#### [Collected data]
** Begin **
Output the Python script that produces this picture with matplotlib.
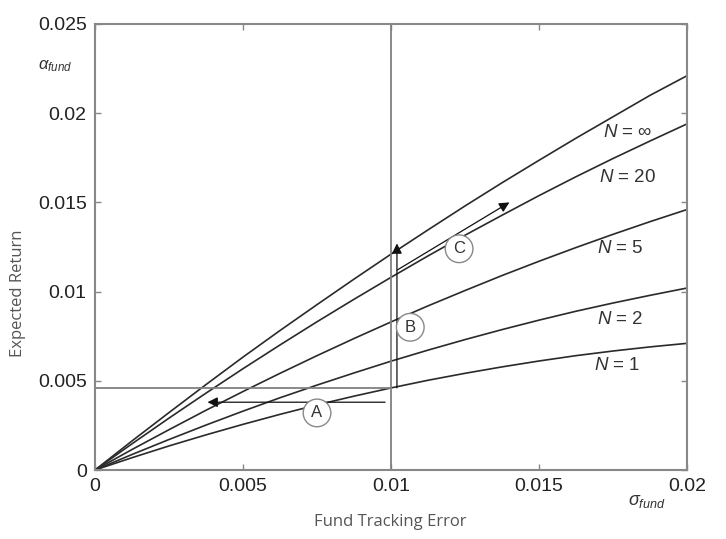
import matplotlib.pyplot as plt

# values (fund tracking error vs expected return)
te = [0, 0.00125, 0.0025, 0.00375, 0.005, 0.00625, 0.0075, 0.00875, 0.01,
      0.01125, 0.0125, 0.01375, 0.015, 0.01625, 0.0175, 0.01875, 0.02]
ret_inf = [0, 0.00163, 0.00322, 0.00479, 0.00633, 0.00782, 0.00927, 0.0107, 0.0121,
           0.01346, 0.0148, 0.0161, 0.01736, 0.0186, 0.0198, 0.0210, 0.0221]
ret_20 = [0, 0.00147, 0.00291, 0.00431, 0.00568, 0.00701, 0.00831, 0.00957, 0.0108,
          0.0120, 0.01316, 0.01428, 0.01538, 0.01644, 0.01746, 0.01844, 0.0194]
ret_5 = [0, 0.00115, 0.00226, 0.00335, 0.0044, 0.00542, 0.00641, 0.00737, 0.0083,
         0.0092, 0.01006, 0.0109, 0.0117, 0.01247, 0.01321, 0.01392, 0.0146]
ret_2 = [0, 0.00087, 0.00171, 0.00252, 0.0033, 0.00405, 0.00476, 0.00544, 0.0061,
         0.00672, 0.00731, 0.00787, 0.0084, 0.0089, 0.00936, 0.00979, 0.0102]
ret_1 = [0, 0.00069, 0.00135, 0.00197, 0.00256, 0.00312, 0.00365, 0.00414, 0.0046,
         0.00503, 0.00542, 0.00578, 0.00611, 0.00641, 0.00667, 0.0069, 0.0071]

series = [ret_inf, ret_20, ret_5, ret_2, ret_1]
curve_labels = ['$N$ = \u221e', '$N$ = 20', '$N$ = 5', '$N$ = 2', '$N$ = 1']
label_xy = [(0.0180, 0.0189), (0.0180, 0.0164), (0.01775, 0.0124),
            (0.01775, 0.00846), (0.01765, 0.00588)]

te_ref = 0.01
ret_ref = 0.0046

plt.rcParams['font.family'] = ['Liberation Sans', 'DejaVu Sans']
plt.rcParams['mathtext.fontset'] = 'custom'
plt.rcParams['mathtext.it'] = 'Liberation Sans:italic'
plt.rcParams['mathtext.rm'] = 'Liberation Sans'

fig = plt.figure(figsize=(7.26, 5.39), dpi=100)
ax = fig.add_axes([0.1309, 0.128, 0.8154, 0.8275])

for ys in series:
    ax.plot(te, ys, color='#2a2a2a', lw=1.2)

for lab, (lx, ly) in zip(curve_labels, label_xy):
    ax.text(lx, ly, lab, fontsize=13.5, color='#333333', ha='center', va='center')

# reference lines at tracking error 0.01
ax.axvline(te_ref, color='#808080', lw=1.3)
ax.plot([0, te_ref], [ret_ref, ret_ref], color='#808080', lw=1.3)

arrow = dict(arrowstyle='-|>', color='#111111', lw=0.9, mutation_scale=15,
             shrinkA=0, shrinkB=0)
# A: move along same return to lower tracking error
ax.annotate('', xy=(0.0038, 0.0038), xytext=(0.0098, 0.0038), arrowprops=arrow)
# B: move up at same tracking error
ax.annotate('', xy=(0.0102, 0.0127), xytext=(0.0102, 0.0046), arrowprops=arrow)
# C: move along the N = 20 curve
ax.annotate('', xy=(0.0140, 0.0150), xytext=(0.0102, 0.0112), arrowprops=arrow)

circ = dict(boxstyle='circle,pad=0.38', fc='white', ec='#888888', lw=1.0)
for letter, cx, cy in [('A', 0.0075, 0.0032), ('B', 0.01065, 0.0080), ('C', 0.0123, 0.0124)]:
    ax.text(cx, cy, letter, fontsize=12, color='#333333', ha='center', va='center', bbox=circ)

ax.set_xlim(0, 0.02)
ax.set_ylim(0, 0.025)
ax.set_xticks([0, 0.005, 0.01, 0.015, 0.02])
ax.set_xticklabels(['0', '0.005', '0.01', '0.015', '0.02'])
ax.set_yticks([0, 0.005, 0.01, 0.015, 0.02, 0.025])
ax.set_yticklabels(['0', '0.005', '0.01', '0.015', '0.02', '0.025'])
ax.tick_params(direction='in', length=4, width=1, colors='#888888', labelcolor='#222222',
               labelsize=14, top=True, right=True, pad=6)
for sp in ax.spines.values():
    sp.set_color('#888888')
    sp.set_linewidth(1.5)

fig.text(0.076, 0.878, r'$\alpha_{fund}$', fontsize=12, color='#333333', ha='center', va='center')
fig.text(0.891, 0.070, r'$\sigma_{fund}$', fontsize=13, color='#333333', ha='center', va='center')

fig.text(0.025, 0.456, 'Expected Return', rotation=90, fontsize=12, color='#555555',
         family=['Open Sans', 'DejaVu Sans'], ha='center', va='center')
fig.text(0.538, 0.032, 'Fund Tracking Error', fontsize=12, color='#555555',
         family=['Open Sans', 'DejaVu Sans'], ha='center', va='center')

fig.savefig('out.png', dpi=100)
** End **
#### [Requirement]
Pictures are excluded; extract exactly the lines from the start of the data through the line that holds "0.00667, 0.0069, 0.0071]", both ends included.

#### [Full solution]
Output the Python script that produces this picture with matplotlib.
import matplotlib.pyplot as plt

# values (fund tracking error vs expected return)
te = [0, 0.00125, 0.0025, 0.00375, 0.005, 0.00625, 0.0075, 0.00875, 0.01,
      0.01125, 0.0125, 0.01375, 0.015, 0.01625, 0.0175, 0.01875, 0.02]
ret_inf = [0, 0.00163, 0.00322, 0.00479, 0.00633, 0.00782, 0.00927, 0.0107, 0.0121,
           0.01346, 0.0148, 0.0161, 0.01736, 0.0186, 0.0198, 0.0210, 0.0221]
ret_20 = [0, 0.00147, 0.00291, 0.00431, 0.00568, 0.00701, 0.00831, 0.00957, 0.0108,
          0.0120, 0.01316, 0.01428, 0.01538, 0.01644, 0.01746, 0.01844, 0.0194]
ret_5 = [0, 0.00115, 0.00226, 0.00335, 0.0044, 0.00542, 0.00641, 0.00737, 0.0083,
         0.0092, 0.01006, 0.0109, 0.0117, 0.01247, 0.01321, 0.01392, 0.0146]
ret_2 = [0, 0.00087, 0.00171, 0.00252, 0.0033, 0.00405, 0.00476, 0.00544, 0.0061,
         0.00672, 0.00731, 0.00787, 0.0084, 0.0089, 0.00936, 0.00979, 0.0102]
ret_1 = [0, 0.00069, 0.00135, 0.00197, 0.00256, 0.00312, 0.00365, 0.00414, 0.0046,
         0.00503, 0.00542, 0.00578, 0.00611, 0.00641, 0.00667, 0.0069, 0.0071]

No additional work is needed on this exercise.